* **Your objective**: Leave the pictures out and write out exactly the lines from the top of the entries through the line containing "ax.yaxis.set_label_coords(-0.212, 0.5)".

* * * * *

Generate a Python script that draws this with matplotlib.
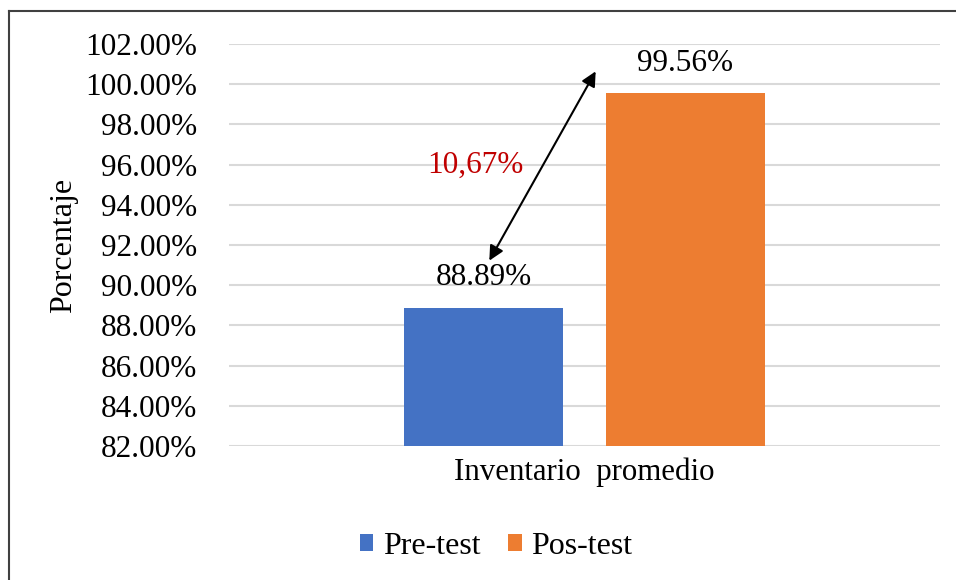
import matplotlib
matplotlib.use("Agg")
import matplotlib.pyplot as plt
from matplotlib.patches import Patch
from matplotlib.lines import Line2D

# ── Data ──────────────────────────────────────────────────────────────
categories = ["Inventario  promedio"]
series_names = ["Pre-test", "Pos-test"]
values = [88.89, 99.56]
difference_label = "10,67%"
yticks = [82, 84, 86, 88, 90, 92, 94, 96, 98, 100, 102]

colors = ["#4472C4", "#ED7D31"]

plt.rcParams["font.family"] = ["Liberation Serif", "DejaVu Serif"]

fig = plt.figure(figsize=(9.56, 5.8), dpi=100)
ax = fig.add_axes([229 / 956, 1 - 446 / 580, 711 / 956, 402 / 580])

offsets = [-0.5, 0.5]
bar_w = 0.787
for off, v, c, name in zip(offsets, values, colors, series_names):
    ax.bar(off, v - yticks[0], bottom=yticks[0], width=bar_w, color=c,
           label=name, zorder=3)
    ax.text(off, v + 0.75, f"{v:.2f}%", ha="center", va="bottom",
            fontsize=22.5, color="black", zorder=4)

ax.set_xlim(-1.76, 1.76)
ax.set_ylim(yticks[0], yticks[-1])
ax.set_yticks(yticks)
ax.set_yticklabels([f"{t:.2f}%" for t in yticks], fontsize=22.5)
ax.set_xticks([0])
ax.set_xticklabels(categories, fontsize=22.2)
ax.tick_params(axis="y", length=0, pad=23)
ax.tick_params(axis="x", length=0, pad=8)
ax.grid(axis="y", color="#D9D9D9", lw=1.5, zorder=0)
for s in ax.spines.values():
    s.set_visible(False)
ax.set_ylabel("Porcentaje", fontsize=23)
ax.yaxis.set_label_coords(-0.212, 0.5)

# difference arrow
ax.annotate("", xy=(0.062, 100.76), xytext=(-0.478, 91.1),
            arrowprops=dict(arrowstyle="<|-|>", color="black", lw=1.5,
                            mutation_scale=22), zorder=5)
ax.text(-0.542, 95.98, difference_label, ha="center", va="center",
        fontsize=22.5, color="#C00000", zorder=5)

# legend
handles = [Patch(facecolor=c, label=n) for c, n in zip(colors, series_names)]
fig.legend(handles=handles, loc="center", bbox_to_anchor=(0.519, 0.058),
           ncol=2, frameon=False, fontsize=23, handlelength=0.42,
           handleheight=0.42, handletextpad=0.3, columnspacing=0.87)

# chart border (top and left visible)
fig.add_artist(Line2D([9 / 956, 9 / 956], [0, 1 - 11 / 580],
                      transform=fig.transFigure, color="#404040", lw=1.5))
fig.add_artist(Line2D([9 / 956, 1], [1 - 11 / 580, 1 - 11 / 580],
                      transform=fig.transFigure, color="#404040", lw=1.5))

fig.savefig("out.png", dpi=100, facecolor="white")
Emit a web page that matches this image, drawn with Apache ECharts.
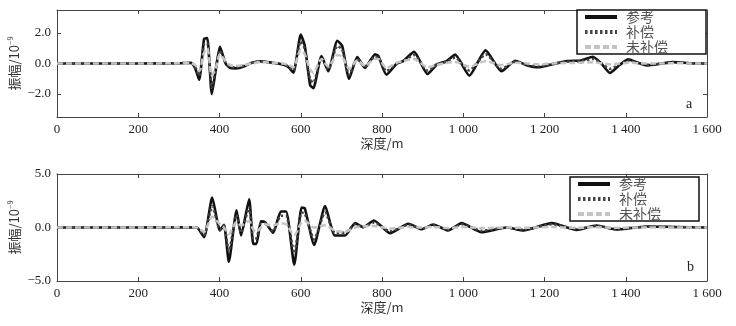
<!DOCTYPE html>
<html lang="zh">
<head>
<meta charset="utf-8">
<script src="https://cdn.jsdelivr.net/npm/echarts@6/dist/echarts.min.js"></script>
</head>
<body style="margin:0">
<div id="chart" style="width:736px;height:326px"></div>
<script>
// panel a
var depthA = [0, 100, 200, 300, 330, 340, 350, 362, 370, 381, 391, 401, 415, 426, 440, 460, 480, 500, 530, 556,
  570, 582, 600, 610, 623, 631, 651, 668, 690, 702, 719, 739, 758, 783, 791, 811, 836, 852, 879, 912,
  935, 959, 980, 1015, 1055, 1094, 1128, 1156, 1185, 1220, 1255, 1290, 1319, 1340, 1361, 1385, 1406, 1430, 1452, 1490,
  1517, 1560, 1600];
var refA = [0, 0, 0, 0.02, 0.05, -0.3, -1.07, 1.6, 1.67, -2.0, -0.4, 1.09, 0.0, -0.29, -0.32, -0.2, 0.05, 0.15, 0.05, -0.07,
  -0.25, -0.6, 1.89, 1.15, -1.4, -1.62, 0.49, -0.51, 1.49, 1.15, -1.0, 0.42, -0.29, 0.6, 0.5, -0.73, -0.02, 0.16, 0.76, -0.69,
  -0.07, 0.16, 0.58, -0.8, 0.86, -0.51, 0.18, -0.11, -0.25, -0.05, 0.16, 0.2, 0.44, 0.0, -0.62, -0.1, 0.27, 0.05, -0.13, 0.0,
  0.09, 0.02, 0];
var compA = [0, 0, 0, 0.02, 0.04, -0.2, -0.8, 1.25, 1.35, -1.6, -0.3, 0.85, 0.05, -0.2, -0.25, -0.15, 0.05, 0.12, 0.04, -0.05,
  -0.2, -0.45, 1.45, 0.95, -1.05, -1.25, 0.35, -0.4, 1.15, 0.9, -0.75, 0.3, -0.2, 0.45, 0.4, -0.5, 0.0, 0.15, 0.55, -0.45,
  -0.05, 0.12, 0.4, -0.45, 0.6, -0.35, 0.12, -0.08, -0.18, -0.02, 0.12, 0.15, 0.3, 0.0, -0.35, -0.05, 0.18, 0.03, -0.08, 0.0,
  0.06, 0.02, 0];
var uncA = [0, 0, 0, 0.02, 0.03, -0.1, -0.5, 0.7, 1.0, -0.8, -0.3, 0.6, 0.15, -0.1, -0.15, -0.1, 0.0, 0.1, 0.05, 0.0,
  -0.1, -0.25, 0.9, 0.6, -0.4, -0.6, 0.3, -0.2, 0.55, 0.45, -0.35, 0.2, -0.15, 0.3, 0.3, -0.3, 0.05, 0.15, 0.3, -0.25,
  -0.1, 0.05, 0.1, -0.2, 0.15, -0.1, 0.05, 0.0, -0.05, 0.0, 0.03, 0.05, 0.08, 0.02, -0.05, 0.0, 0.05, 0.02, 0.0, 0.0,
  0.02, 0.0, 0];

// panel b
var depthB = [0, 100, 200, 300, 344, 362, 382, 401, 411, 423, 442, 453, 473, 483, 491, 502, 512, 532, 551, 564,
  584, 602, 610, 633, 660, 684, 709, 734, 754, 780, 820, 865, 898, 926, 963, 996, 1045, 1107, 1148, 1218,
  1279, 1328, 1377, 1452, 1520, 1600];
var refB = [0, 0, 0, 0.02, 0.0, -0.91, 2.8, -0.28, 0.25, -3.2, 1.6, -0.75, 2.64, -1.53, -1.53, 0.57, 0.5, -0.5, 1.5, 1.5,
  -3.47, 1.86, 1.78, -1.63, 2.0, -0.75, -0.75, 0.41, 0.03, 0.66, -0.53, 0.35, -0.16, 0.28, -0.28, 0.41, -0.44, 0.0, -0.28, 0.41,
  -0.22, 0.19, -0.19, 0.1, 0.05, 0.0];
var compB = [0, 0, 0, 0.02, 0.0, -0.7, 2.0, -0.2, 0.2, -2.2, 1.2, -0.5, 1.9, -1.1, -1.0, 0.4, 0.4, -0.35, 1.1, 1.1,
  -2.4, 1.4, 1.3, -1.1, 1.4, -0.5, -0.5, 0.3, 0.05, 0.45, -0.35, 0.25, -0.1, 0.2, -0.2, 0.3, -0.3, 0.0, -0.2, 0.3,
  -0.15, 0.15, -0.12, 0.07, 0.04, 0.0];
var uncB = [0, 0, 0, 0.02, 0.0, -0.4, 1.0, 0.3, 0.0, -0.6, 0.5, 0.2, 0.6, -0.2, -0.4, 0.0, 0.3, 0.2, 0.4, 0.3,
  -0.7, 0.5, 0.6, 0.0, 0.2, -0.3, -0.4, 0.0, 0.1, 0.15, -0.1, 0.05, 0.0, 0.05, -0.05, 0.05, -0.05, 0.0, -0.03, 0.05,
  -0.03, 0.02, -0.02, 0.01, 0.0, 0.0];

var names = ['参考', '补偿', '未补偿'];
var yTicksA = [-2, 0, 2];

var serif = 'Liberation Serif';
var cjk = 'Noto Sans CJK SC';

function pairs(xs, ys) {
  return xs.map(function (x, i) { return [x, ys[i]]; });
}
function depthLabel(v) {
  return v >= 1000 ? Math.floor(v / 1000) + ' ' + String(v % 1000).padStart(3, '0') : String(v);
}
function ampLabel(v) {
  return (v < 0 ? '\u2212' : '') + Math.abs(v).toFixed(1);
}

var axisLine = { onZero: false, lineStyle: { color: '#444', width: 1 } };
var tick = { inside: true, length: 4, lineStyle: { color: '#444' } };

function xAxes(gi) {
  return [
    {
      gridIndex: gi, type: 'value', min: 0, max: 1600, interval: 200, position: 'bottom',
      axisLine: axisLine, axisTick: tick,
      axisLabel: { formatter: depthLabel, margin: 6, fontFamily: serif, fontSize: 13, color: '#222' },
      splitLine: { show: false },
      name: '深度/m', nameLocation: 'middle', nameGap: 20,
      nameTextStyle: { fontFamily: cjk, fontSize: 13, color: '#333' }
    },
    {
      gridIndex: gi, type: 'value', min: 0, max: 1600, interval: 200, position: 'top',
      axisLine: axisLine, axisTick: tick,
      axisLabel: { show: false }, splitLine: { show: false }
    }
  ];
}

function yAxes(gi, min, max, interval, custom) {
  var left = {
    gridIndex: gi, type: 'value', min: min, max: max, position: 'left',
    axisLine: axisLine,
    axisTick: { inside: true, length: 4, lineStyle: { color: '#444' } },
    axisLabel: { formatter: ampLabel, margin: 6, fontFamily: serif, fontSize: 13, color: '#222' },
    splitLine: { show: false },
    name: '振幅/10{sup|\u22129}', nameLocation: 'middle', nameGap: 35, nameRotate: 90,
    nameMoveOverlap: false,
    nameTextStyle: {
      fontFamily: cjk, fontSize: 13, color: '#333',
      rich: { sup: { fontFamily: serif, fontSize: 8, verticalAlign: 'top', padding: [0, 0, 7, 0], color: '#333' } }
    }
  };
  var right = {
    gridIndex: gi, type: 'value', min: min, max: max, position: 'right',
    axisLine: axisLine,
    axisTick: { inside: true, length: 4, lineStyle: { color: '#444' } },
    axisLabel: { show: false }, splitLine: { show: false }
  };
  if (custom) {
    left.axisTick.customValues = custom;
    left.axisLabel.customValues = custom;
    right.axisTick.customValues = custom;
  } else {
    left.interval = interval;
    right.interval = interval;
  }
  return [left, right];
}

function lines(xi, yi, xs, r, c, u) {
  return [
    { name: names[0], type: 'line', xAxisIndex: xi, yAxisIndex: yi, data: pairs(xs, r),
      symbol: 'none', smooth: 0.18, lineStyle: { color: '#111', width: 2.6 }, itemStyle: { color: '#111' } },
    { name: names[1], type: 'line', xAxisIndex: xi, yAxisIndex: yi, data: pairs(xs, c),
      symbol: 'none', smooth: 0.18, lineStyle: { color: '#444', width: 2.5, type: [2.5, 2.5] }, itemStyle: { color: '#444' } },
    { name: names[2], type: 'line', xAxisIndex: xi, yAxisIndex: yi, data: pairs(xs, u),
      symbol: 'none', smooth: 0.25, lineStyle: { color: '#c4c4c4', width: 2.5, type: [6, 3] }, itemStyle: { color: '#c4c4c4' } }
  ];
}

function legend(left, top) {
  return {
    data: names, left: left, top: top, orient: 'vertical',
    itemWidth: 32, itemHeight: 14, itemGap: 1,
    borderColor: '#111', borderWidth: 1.5, padding: [0, 6, 0, 6],
    backgroundColor: '#fff', selectedMode: false,
    itemStyle: { opacity: 0 },
    lineStyle: { width: 4 },
    textStyle: { fontFamily: cjk, fontSize: 14, color: '#555', width: 74, lineHeight: 14, padding: [0, 0, 0, 4] }
  };
}

var chart = echarts.init(document.getElementById('chart'));
chart.setOption({
  animation: false,
  grid: [
    { left: 57, top: 10, width: 650, height: 107, outerBoundsMode: 'none' },
    { left: 57, top: 174, width: 650, height: 107, outerBoundsMode: 'none' }
  ],
  xAxis: xAxes(0).concat(xAxes(1)),
  yAxis: yAxes(0, -3.5, 3.5, null, yTicksA).concat(yAxes(1, -5, 5, 5, null)),
  legend: [legend(577, 10), legend(570, 177)],
  series: lines(0, 0, depthA, refA, compA, uncA).concat(lines(2, 2, depthB, refB, compB, uncB)),
  graphic: [
    { type: 'text', left: 686, top: 97, style: { text: 'a', font: '14px "Liberation Serif"', fill: '#222' } },
    { type: 'text', left: 687, top: 260, style: { text: 'b', font: '14px "Liberation Serif"', fill: '#222' } }
  ]
});
</script>
</body>
</html>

* * * * *

* **Output of the exercise**:
Generate a Python script that draws this with matplotlib.
import matplotlib
matplotlib.use("Agg")
import matplotlib.pyplot as plt
from matplotlib.patches import Patch
from matplotlib.lines import Line2D

# ── Data ──────────────────────────────────────────────────────────────
categories = ["Inventario  promedio"]
series_names = ["Pre-test", "Pos-test"]
values = [88.89, 99.56]
difference_label = "10,67%"
yticks = [82, 84, 86, 88, 90, 92, 94, 96, 98, 100, 102]

colors = ["#4472C4", "#ED7D31"]

plt.rcParams["font.family"] = ["Liberation Serif", "DejaVu Serif"]

fig = plt.figure(figsize=(9.56, 5.8), dpi=100)
ax = fig.add_axes([229 / 956, 1 - 446 / 580, 711 / 956, 402 / 580])

offsets = [-0.5, 0.5]
bar_w = 0.787
for off, v, c, name in zip(offsets, values, colors, series_names):
    ax.bar(off, v - yticks[0], bottom=yticks[0], width=bar_w, color=c,
           label=name, zorder=3)
    ax.text(off, v + 0.75, f"{v:.2f}%", ha="center", va="bottom",
            fontsize=22.5, color="black", zorder=4)

ax.set_xlim(-1.76, 1.76)
ax.set_ylim(yticks[0], yticks[-1])
ax.set_yticks(yticks)
ax.set_yticklabels([f"{t:.2f}%" for t in yticks], fontsize=22.5)
ax.set_xticks([0])
ax.set_xticklabels(categories, fontsize=22.2)
ax.tick_params(axis="y", length=0, pad=23)
ax.tick_params(axis="x", length=0, pad=8)
ax.grid(axis="y", color="#D9D9D9", lw=1.5, zorder=0)
for s in ax.spines.values():
    s.set_visible(False)
ax.set_ylabel("Porcentaje", fontsize=23)
ax.yaxis.set_label_coords(-0.212, 0.5)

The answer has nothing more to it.